“Kesalahan anak harus dilihat sebagai bagian dari proses belajar, anak mesti diajari menaaati peraturan atas kesadaran dan tanggung jawab, sebagai konsekuensi logis,” sambungnya.
Direktur SMA Kemendikbudristek Winner Jihad Akbar mengemukakan program disiplin positif ini bisa diterapkan di semua jenjang sekolah. “Mulai dari PAUD, SD, SMP, SMA dan sederajatnya,” kata dia pada kegiatan itu.
Dia mengatakan usia SMP dan SMA menjadi fase paling rawan terjadi berbagai pelanggaran dilakukan siswa, ini berkaitan dengan perkembangan hormonal mereka.
“Biasanya anak-anak pelaku (kekerasan), didahului jadi korban, yang disayangkan pelakunya itu orangtua atau guru,” sambungnya pada kegiatan yang juga dihadiri Direktur SMP Kemendikbudristek I Nyoman Rudi.

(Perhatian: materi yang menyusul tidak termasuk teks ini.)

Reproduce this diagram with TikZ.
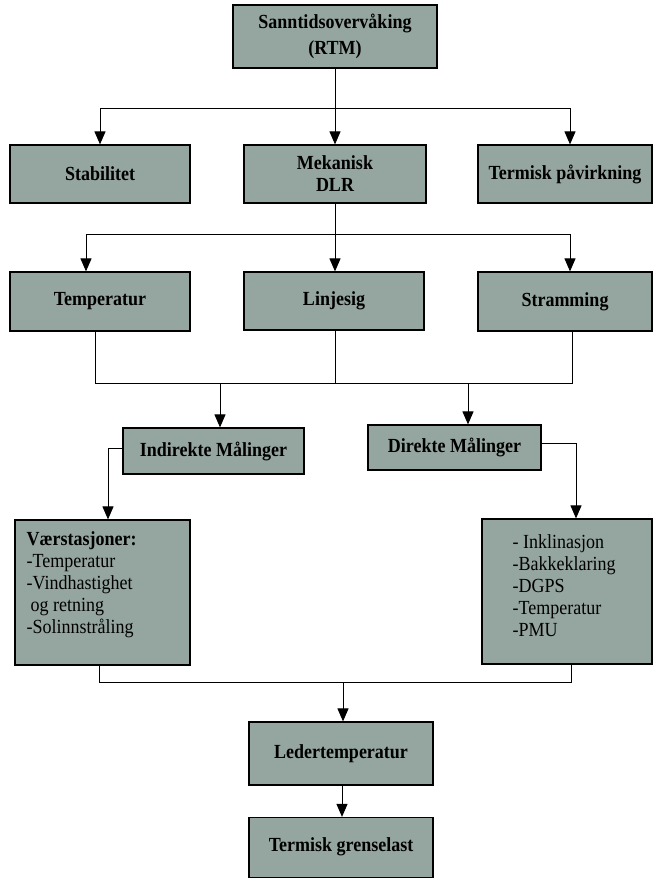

Akademisi dari Universitas Katolik Soegijapranata Semarang Rika Saraswati mengemukakan dia telah melakukan riset terkait hal ini. Beberapa responden diwawancara.
“Ketika ada siswa melakukan pelanggaran ternyata ada aktor-aktor di luar guru yang memberi dukungan, dari satpam hingga petugas kantin. Jawaban itu muncul, sehingga sekolah perlu membuat regulasi (sebaiknya) disiplin positif,” kata Rika pada kegiatan itu.
Perwakilan UNICEF, Zubedy Koteng mengatakan kegiatan yang sudah dilakukan bersama Yayasan Setara dan Kemendikbudristek adalah ypaya integral dan menyeluruh sebagai upaya memperkuat pendidikan karakter.
“Kami mengupayakan disiplin di lingkungan sekolah untuk menciptakan lingkungan belajar yang inklusif, nyaman dan menyenangkan. UNICEF berkomitmen melindungi setiap anak di manapun berada,” ujarnya.